In Nigeria, labour unions and other worker organisations hold parades, rallies and other events in Abuja and capitals of states across the country, as the President of the Nigeria Labour Congress (NLC), President of Trade Union Congress (TUC) and other labour leaders address workers. 

We congratulate workers in Nigeria for marking this day, just as we hail them for all that they do for the growth and development of the country.

Today’s Workers Day is taking place in a gloomy economic situation. Indeed, Nigerian workers have not had it this bad in a long time. From a botched currency redesign to the removal of fuel subsidy and a currency float, these policies, including the increase in electricity tariff, have inflicted untold hardships on Nigerians that no government intervention has been able to tackle.

Since the removal of subsidy, Nigeria has been plunged into an economic crisis with far-reaching consequences on the populace, including the workers.

The annual inflation rate rose to 33.20 per cent in March, from 31.70 per cent in February, according to the National Bureau of Statistics (NBS). This is the highest inflation rate in nearly three decades. Also, the food inflation rate in March 2024, quickened to 40.01 per cent on a year-on-year basis, 15.56 per cent points higher than the rate recorded in March 2023 (24.45 per cent).

The resulting increase in prices of goods and services has weakened the purchasing power of workers, making it difficult for many homes to afford daily meals. And the situation is compounded by the insecurity situation, which has led to killings and kidnapping for ransom.

There have been protests by workers over the economic and security situation, but they have been largely ineffective, especially with the refusal of the federal government to increase wages or even improve access to public utilities.

The federal and state governments have failed to uphold their pledges to soften the impact of the reforms. The welfare of workers has become empty talk, as despite a series of meetings and setting up of committees, nothing concrete has been done.

We, at Daily Trust, urge the federal government to, as a matter of urgency, step in, along with the state governments and address the depressing economic and security situation in the country. They should walk their talk. Today’s situation calls for a better deal for Nigerian workers. Indeed they deserve better welfare.

Towards this, we urge the federal and state governments to urgently implement the palliatives as announced in July 2023 by President Bola Ahmed Tinubu, to ease the pains of workers.
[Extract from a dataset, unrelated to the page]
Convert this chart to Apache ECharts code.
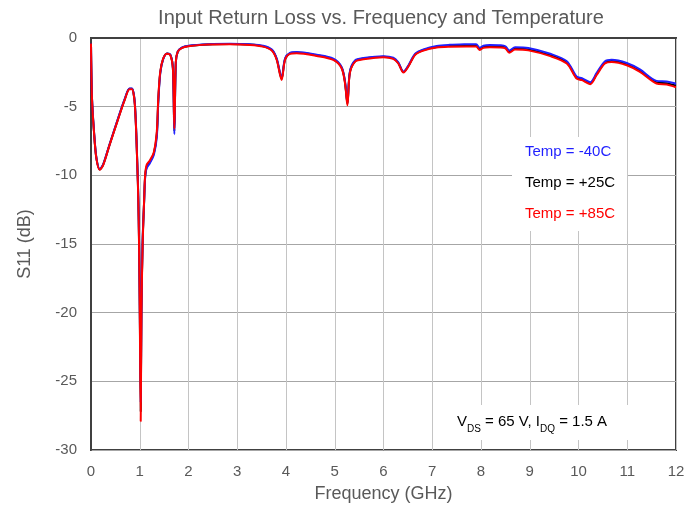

These include the full and quick implementation of a new national minimum wage to boost workers’ welfare. They should also actualise the food price stabilization measures needed to reduce the cost of basic needs. Also, the N100 billion scheme for 3,000 units of 20-seater Compressed Natural Gas (CNG) buses to ease transportation, should not wait a day longer.

The federal government should also provide the N125 billion in funding for Micro, Small, and Medium-Sized Enterprises (MSMEs) and the 9% interest for 100,000 SMEs and startups intended to boost employment. The promise was made some time ago. It is time to implement it.

As we salute the resilience of Nigerian workers and urge them to continue to improve on their productivity. The federal and state governments must give the workers living wages so they can live decent lives, along with their families. Indeed, Nigerian workers deserve a new deal and the time is now. We wish all Nigerian workers, a happy May Day.